Congratulations to the teams (BSP & Exeter) on a brilliant event! It was a great privilege and pleasure to attend in-person after sampling online in 2020. I was a bit embarrassed to be thanked for chairing the methods session yesterday, when the hosts were all over it. I merely did a bit of sentence strangling, to allow a couple more questioners their say. Even that was made far easier by Zoe Waters who anchored the session.
I went to Exeter with few expectations but a fair bit of dread, and kept reminding myself of why I was going: literally fly the flag for hanfod.NL But fainter hopes were more than realised. It was so helpful to be exposed to a range of current scholars deploying a wide breadth of phenomenological ideas in a variety of ways.
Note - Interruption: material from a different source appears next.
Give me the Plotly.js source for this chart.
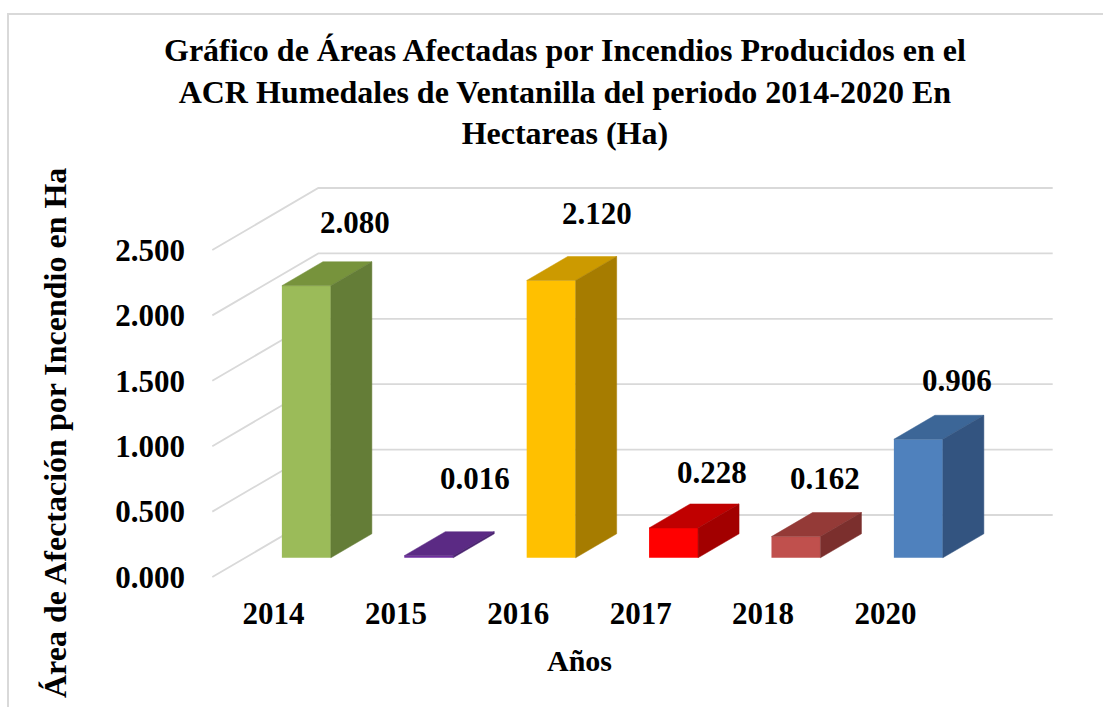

There were certainly opportunities to break the brain on thoroughgoing philosophy but also a range of ‘engaged’ papers. Even the read-out and zoom-streamed philosophy papers were more accessible at a conference. In her NLC2020 keynote, Prof Lesley Gourlay (sadly not at BSPAC2022 – one day Lesley 😉 raised the eventedness of lectures as special, and, if we aim for everything to be recorded, because we can, we risk consigning the arguably richer embodied congeniality of events to channel conducive, generative scholarly activity. At Cardiff’s graduation events, I missed the ceremonial announcement that we were ‘having a congregation’. When we concur to devote time and space of our short lives in these ways, it matters and the in-between chatter matters. In one conversation we reflected on how the pressure to raise production values messes with the messiness of exploring ideas, plainly admitting we do not have all the answers cuts against demands to be slick.
I don’t claim much depth to my phenomenology yet I was able to keep pace with many of the papers. Without mentioning names, someone in the methods session criticised the inherent reductivism in published frameworks that aim to help novice phenomenologists. Of course, such frameworks can be helpful, and this is especially the case where a ‘loose coupling’ leaves the researcher with guiding stars, rather than a prescriptive routine that squeezes out opportunities for developing reflexivity. Students can be in too much of a rush and instrumentalise the method instead of understanding it and their place in it. Phenomenology is beyond understanding for the best of us anyway… And yet, Max van Manen’s phenomenology of practice, not mentioned this week, does, for me, hit a sweet spot of impelling one to push for deeper grounding into the heart of phenomenology while laying out the parts in sufficient detail to avoid getting completely lost. Max was busy on a new edition of his 2014 book, so we were thrilled that his son, Michael van Manen, who did get a mention this week, agreed to present for us on the 14th (see previous blog post). I was not there to present a paper, at least I was able to encourage a few scholars even newer to phenomenology than I am: I was able to point to the place of oft dreaded canonical writers, drawing from Max van Manen’s framing them as ‘insight cultivators’. It’s not how much you cover, but how inspiring a sentence can be for analysis. With that in mind, I’ve set off on a 2-page per day odyssey with Merleau-Ponty’s Phenomenology of Perception. I’ve always believed in the importance of reading beyond oneself but MP seems harder than Gadamer! I will find my feet again in the Preface, which is more than enough to stretch the mind.
Back to the conference, another draw for me, and hanfod.NL interests, was that Dr Lucy Osler was presenting. One of her aims was to seek another way out of the dichotomy between technological optimism/pessimism and online/in-person sociality. A brilliant talk, there were clear links with the recent symposium papers and great potential for cultivation of insight!